------ Dataset

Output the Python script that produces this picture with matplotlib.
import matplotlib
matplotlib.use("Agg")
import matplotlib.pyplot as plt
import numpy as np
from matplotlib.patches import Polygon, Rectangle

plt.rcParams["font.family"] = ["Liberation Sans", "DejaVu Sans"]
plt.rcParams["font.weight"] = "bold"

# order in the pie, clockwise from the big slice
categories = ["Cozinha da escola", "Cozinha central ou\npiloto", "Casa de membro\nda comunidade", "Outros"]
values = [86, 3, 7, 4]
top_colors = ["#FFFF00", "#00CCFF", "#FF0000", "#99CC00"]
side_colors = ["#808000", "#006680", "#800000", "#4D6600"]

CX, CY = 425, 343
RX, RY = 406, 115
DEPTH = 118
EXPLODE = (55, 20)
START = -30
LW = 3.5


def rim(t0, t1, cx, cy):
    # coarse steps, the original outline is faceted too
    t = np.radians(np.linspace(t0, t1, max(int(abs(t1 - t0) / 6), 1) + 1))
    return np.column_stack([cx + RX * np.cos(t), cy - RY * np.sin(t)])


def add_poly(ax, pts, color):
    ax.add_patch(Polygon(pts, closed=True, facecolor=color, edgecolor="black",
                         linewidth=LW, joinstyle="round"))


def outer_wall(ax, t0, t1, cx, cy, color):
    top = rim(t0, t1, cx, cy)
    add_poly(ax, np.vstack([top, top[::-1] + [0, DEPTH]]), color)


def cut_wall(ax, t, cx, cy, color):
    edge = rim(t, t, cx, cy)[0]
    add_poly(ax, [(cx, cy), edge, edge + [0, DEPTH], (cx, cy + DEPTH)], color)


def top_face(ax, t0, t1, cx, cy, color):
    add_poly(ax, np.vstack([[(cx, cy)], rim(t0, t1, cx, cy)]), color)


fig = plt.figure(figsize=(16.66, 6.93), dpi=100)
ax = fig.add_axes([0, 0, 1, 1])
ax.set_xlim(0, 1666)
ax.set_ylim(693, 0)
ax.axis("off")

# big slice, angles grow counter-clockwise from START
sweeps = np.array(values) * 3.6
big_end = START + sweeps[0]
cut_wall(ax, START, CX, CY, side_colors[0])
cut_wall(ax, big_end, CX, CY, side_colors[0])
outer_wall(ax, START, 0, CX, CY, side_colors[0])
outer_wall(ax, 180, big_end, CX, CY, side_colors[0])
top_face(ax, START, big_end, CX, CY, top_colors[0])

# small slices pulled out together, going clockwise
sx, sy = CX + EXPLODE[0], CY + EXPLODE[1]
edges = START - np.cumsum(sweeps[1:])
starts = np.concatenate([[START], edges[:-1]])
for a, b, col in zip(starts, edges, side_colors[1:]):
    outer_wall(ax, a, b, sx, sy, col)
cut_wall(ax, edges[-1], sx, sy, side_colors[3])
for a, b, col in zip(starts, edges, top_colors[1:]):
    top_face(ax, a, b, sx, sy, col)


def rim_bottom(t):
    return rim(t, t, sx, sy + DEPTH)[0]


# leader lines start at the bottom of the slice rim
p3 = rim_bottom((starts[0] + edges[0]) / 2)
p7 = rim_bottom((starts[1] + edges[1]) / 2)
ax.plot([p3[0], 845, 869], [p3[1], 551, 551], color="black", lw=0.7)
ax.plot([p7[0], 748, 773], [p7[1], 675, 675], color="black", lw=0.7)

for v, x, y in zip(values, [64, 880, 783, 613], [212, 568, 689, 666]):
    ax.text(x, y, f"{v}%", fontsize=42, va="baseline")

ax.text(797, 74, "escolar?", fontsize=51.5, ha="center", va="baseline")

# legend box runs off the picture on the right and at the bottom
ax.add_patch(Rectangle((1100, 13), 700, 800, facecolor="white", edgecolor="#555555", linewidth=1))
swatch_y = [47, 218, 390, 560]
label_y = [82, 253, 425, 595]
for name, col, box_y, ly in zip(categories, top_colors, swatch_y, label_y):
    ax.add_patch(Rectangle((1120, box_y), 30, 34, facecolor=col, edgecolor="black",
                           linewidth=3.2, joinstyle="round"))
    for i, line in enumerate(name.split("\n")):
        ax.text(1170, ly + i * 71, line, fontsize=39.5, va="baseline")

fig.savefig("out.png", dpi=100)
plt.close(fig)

------------
------ Dataset

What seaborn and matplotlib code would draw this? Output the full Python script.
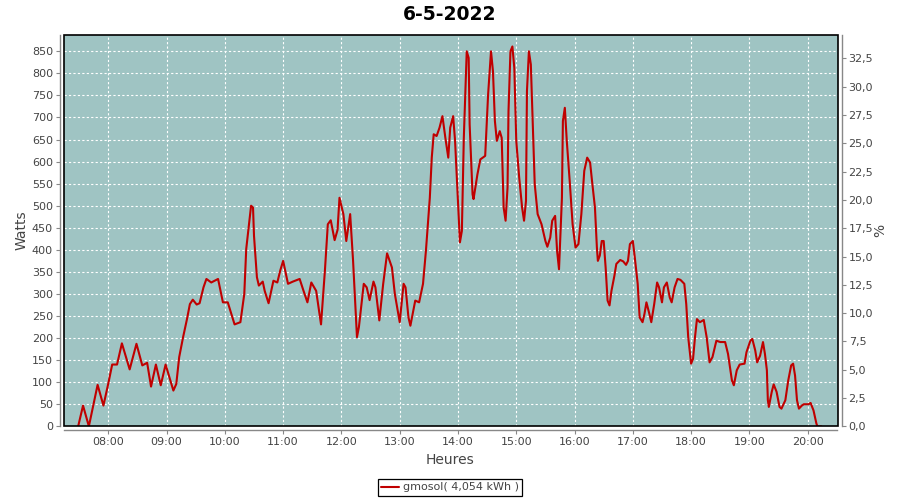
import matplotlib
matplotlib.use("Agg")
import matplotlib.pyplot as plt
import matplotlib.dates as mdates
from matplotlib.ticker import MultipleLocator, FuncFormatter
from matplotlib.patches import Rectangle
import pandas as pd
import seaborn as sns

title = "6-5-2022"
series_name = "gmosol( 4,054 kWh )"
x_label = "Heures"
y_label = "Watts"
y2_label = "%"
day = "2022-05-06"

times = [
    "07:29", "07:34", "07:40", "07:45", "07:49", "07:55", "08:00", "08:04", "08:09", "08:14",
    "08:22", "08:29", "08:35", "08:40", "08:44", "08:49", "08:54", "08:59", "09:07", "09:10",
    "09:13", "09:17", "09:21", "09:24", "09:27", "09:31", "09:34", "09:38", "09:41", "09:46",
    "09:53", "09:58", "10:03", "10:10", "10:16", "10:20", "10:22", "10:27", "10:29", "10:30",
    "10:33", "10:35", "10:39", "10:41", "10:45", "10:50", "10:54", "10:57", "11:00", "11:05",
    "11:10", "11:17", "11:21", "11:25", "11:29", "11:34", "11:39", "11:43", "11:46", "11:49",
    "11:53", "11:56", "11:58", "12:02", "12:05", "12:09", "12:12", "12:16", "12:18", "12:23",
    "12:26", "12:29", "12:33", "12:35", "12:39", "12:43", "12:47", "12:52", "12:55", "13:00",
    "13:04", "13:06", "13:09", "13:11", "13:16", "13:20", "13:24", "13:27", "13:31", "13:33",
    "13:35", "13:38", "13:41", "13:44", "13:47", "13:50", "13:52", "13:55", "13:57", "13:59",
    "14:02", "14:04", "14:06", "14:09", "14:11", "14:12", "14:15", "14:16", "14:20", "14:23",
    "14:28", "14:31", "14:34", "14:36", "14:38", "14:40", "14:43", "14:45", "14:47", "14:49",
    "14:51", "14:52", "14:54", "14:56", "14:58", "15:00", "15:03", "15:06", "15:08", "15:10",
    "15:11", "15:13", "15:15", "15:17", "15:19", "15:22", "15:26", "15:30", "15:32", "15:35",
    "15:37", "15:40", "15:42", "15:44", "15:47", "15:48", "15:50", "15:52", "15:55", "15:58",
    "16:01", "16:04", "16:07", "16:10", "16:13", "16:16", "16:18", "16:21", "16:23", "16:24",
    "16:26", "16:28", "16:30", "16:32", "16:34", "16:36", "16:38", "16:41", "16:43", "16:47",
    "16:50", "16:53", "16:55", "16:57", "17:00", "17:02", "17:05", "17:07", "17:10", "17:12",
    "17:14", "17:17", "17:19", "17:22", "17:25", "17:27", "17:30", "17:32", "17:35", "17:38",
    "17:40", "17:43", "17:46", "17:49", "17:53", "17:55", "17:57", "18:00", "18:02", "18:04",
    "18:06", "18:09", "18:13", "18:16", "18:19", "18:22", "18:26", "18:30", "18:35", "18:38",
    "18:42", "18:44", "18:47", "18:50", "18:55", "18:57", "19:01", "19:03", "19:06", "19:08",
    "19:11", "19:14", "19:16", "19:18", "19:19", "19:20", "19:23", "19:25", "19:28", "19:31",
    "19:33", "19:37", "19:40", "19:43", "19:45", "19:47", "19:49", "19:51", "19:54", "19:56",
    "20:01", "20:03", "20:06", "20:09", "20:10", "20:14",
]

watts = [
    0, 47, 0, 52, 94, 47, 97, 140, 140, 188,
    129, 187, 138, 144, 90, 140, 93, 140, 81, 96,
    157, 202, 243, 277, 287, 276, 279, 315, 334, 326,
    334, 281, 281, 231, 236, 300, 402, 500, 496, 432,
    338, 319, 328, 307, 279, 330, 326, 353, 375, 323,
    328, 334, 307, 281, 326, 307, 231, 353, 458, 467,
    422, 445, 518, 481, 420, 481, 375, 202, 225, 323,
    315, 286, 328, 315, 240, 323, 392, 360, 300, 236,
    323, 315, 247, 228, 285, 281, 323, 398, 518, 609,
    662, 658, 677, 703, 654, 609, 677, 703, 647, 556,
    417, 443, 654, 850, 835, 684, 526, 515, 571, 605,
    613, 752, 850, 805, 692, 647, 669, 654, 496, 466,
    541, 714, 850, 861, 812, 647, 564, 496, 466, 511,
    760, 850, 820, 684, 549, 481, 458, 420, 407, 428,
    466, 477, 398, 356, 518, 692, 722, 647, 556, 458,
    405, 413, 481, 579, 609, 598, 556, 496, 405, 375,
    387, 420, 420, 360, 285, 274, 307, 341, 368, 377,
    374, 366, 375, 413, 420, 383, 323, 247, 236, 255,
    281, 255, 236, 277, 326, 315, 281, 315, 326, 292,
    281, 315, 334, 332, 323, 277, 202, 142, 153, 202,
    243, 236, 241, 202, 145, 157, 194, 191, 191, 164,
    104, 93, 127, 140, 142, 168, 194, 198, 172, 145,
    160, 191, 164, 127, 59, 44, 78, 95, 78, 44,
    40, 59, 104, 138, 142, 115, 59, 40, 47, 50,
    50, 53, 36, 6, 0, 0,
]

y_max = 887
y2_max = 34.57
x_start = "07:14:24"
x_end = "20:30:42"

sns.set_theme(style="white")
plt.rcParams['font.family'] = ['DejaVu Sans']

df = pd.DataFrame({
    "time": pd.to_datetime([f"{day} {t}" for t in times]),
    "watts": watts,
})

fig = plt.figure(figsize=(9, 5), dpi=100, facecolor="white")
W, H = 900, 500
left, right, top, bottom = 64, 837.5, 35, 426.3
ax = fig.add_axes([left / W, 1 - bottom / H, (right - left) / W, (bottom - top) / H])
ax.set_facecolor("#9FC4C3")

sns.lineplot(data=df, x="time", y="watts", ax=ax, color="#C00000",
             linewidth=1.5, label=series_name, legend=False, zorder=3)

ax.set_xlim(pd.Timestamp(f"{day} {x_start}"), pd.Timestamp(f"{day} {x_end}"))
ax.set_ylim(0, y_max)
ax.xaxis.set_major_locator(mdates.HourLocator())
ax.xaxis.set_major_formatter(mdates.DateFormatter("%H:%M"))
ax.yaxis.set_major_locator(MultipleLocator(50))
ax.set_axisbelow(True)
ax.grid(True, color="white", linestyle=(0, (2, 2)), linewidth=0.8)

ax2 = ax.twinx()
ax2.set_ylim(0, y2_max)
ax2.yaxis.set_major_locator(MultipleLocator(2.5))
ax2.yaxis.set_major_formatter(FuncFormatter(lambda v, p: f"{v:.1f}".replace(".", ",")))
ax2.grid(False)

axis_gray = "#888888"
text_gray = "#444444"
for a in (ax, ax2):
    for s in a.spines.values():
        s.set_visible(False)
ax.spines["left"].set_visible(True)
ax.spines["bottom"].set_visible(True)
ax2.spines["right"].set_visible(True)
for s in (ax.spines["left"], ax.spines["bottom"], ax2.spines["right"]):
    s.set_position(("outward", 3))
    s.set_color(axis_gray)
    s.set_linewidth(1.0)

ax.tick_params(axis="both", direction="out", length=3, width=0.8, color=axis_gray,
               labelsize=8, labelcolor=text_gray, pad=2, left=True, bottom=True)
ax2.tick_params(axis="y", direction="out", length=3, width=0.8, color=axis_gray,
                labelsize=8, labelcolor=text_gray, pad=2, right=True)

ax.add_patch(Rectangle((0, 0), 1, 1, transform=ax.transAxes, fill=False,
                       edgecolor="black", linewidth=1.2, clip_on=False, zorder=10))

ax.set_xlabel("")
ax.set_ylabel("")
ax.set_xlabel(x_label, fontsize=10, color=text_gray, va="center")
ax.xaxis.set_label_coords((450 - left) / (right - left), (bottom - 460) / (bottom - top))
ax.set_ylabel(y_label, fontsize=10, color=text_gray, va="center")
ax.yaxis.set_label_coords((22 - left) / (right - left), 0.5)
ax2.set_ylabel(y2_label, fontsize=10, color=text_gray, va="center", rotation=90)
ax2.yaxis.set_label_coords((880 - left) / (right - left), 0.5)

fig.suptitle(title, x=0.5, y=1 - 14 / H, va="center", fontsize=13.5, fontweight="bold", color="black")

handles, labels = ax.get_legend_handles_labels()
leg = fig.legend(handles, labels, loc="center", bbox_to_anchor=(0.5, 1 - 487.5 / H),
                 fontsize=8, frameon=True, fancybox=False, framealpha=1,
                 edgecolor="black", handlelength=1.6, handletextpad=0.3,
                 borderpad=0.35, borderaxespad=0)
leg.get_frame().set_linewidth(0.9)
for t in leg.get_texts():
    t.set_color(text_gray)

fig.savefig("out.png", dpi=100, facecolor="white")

------------
------ Dataset

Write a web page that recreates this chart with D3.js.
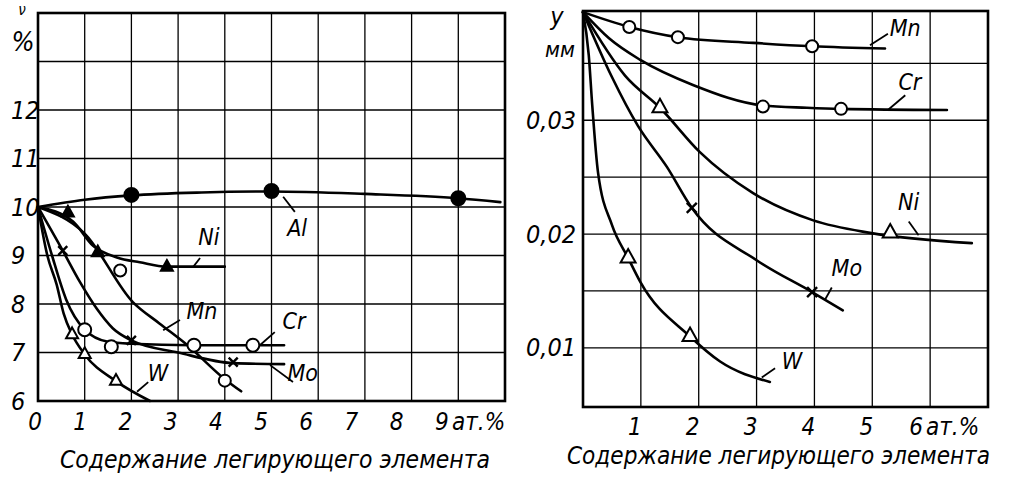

------------

> [Given problem] Using the listing above, state the number of lines that hold "this", with no other text.

> [Reply] 3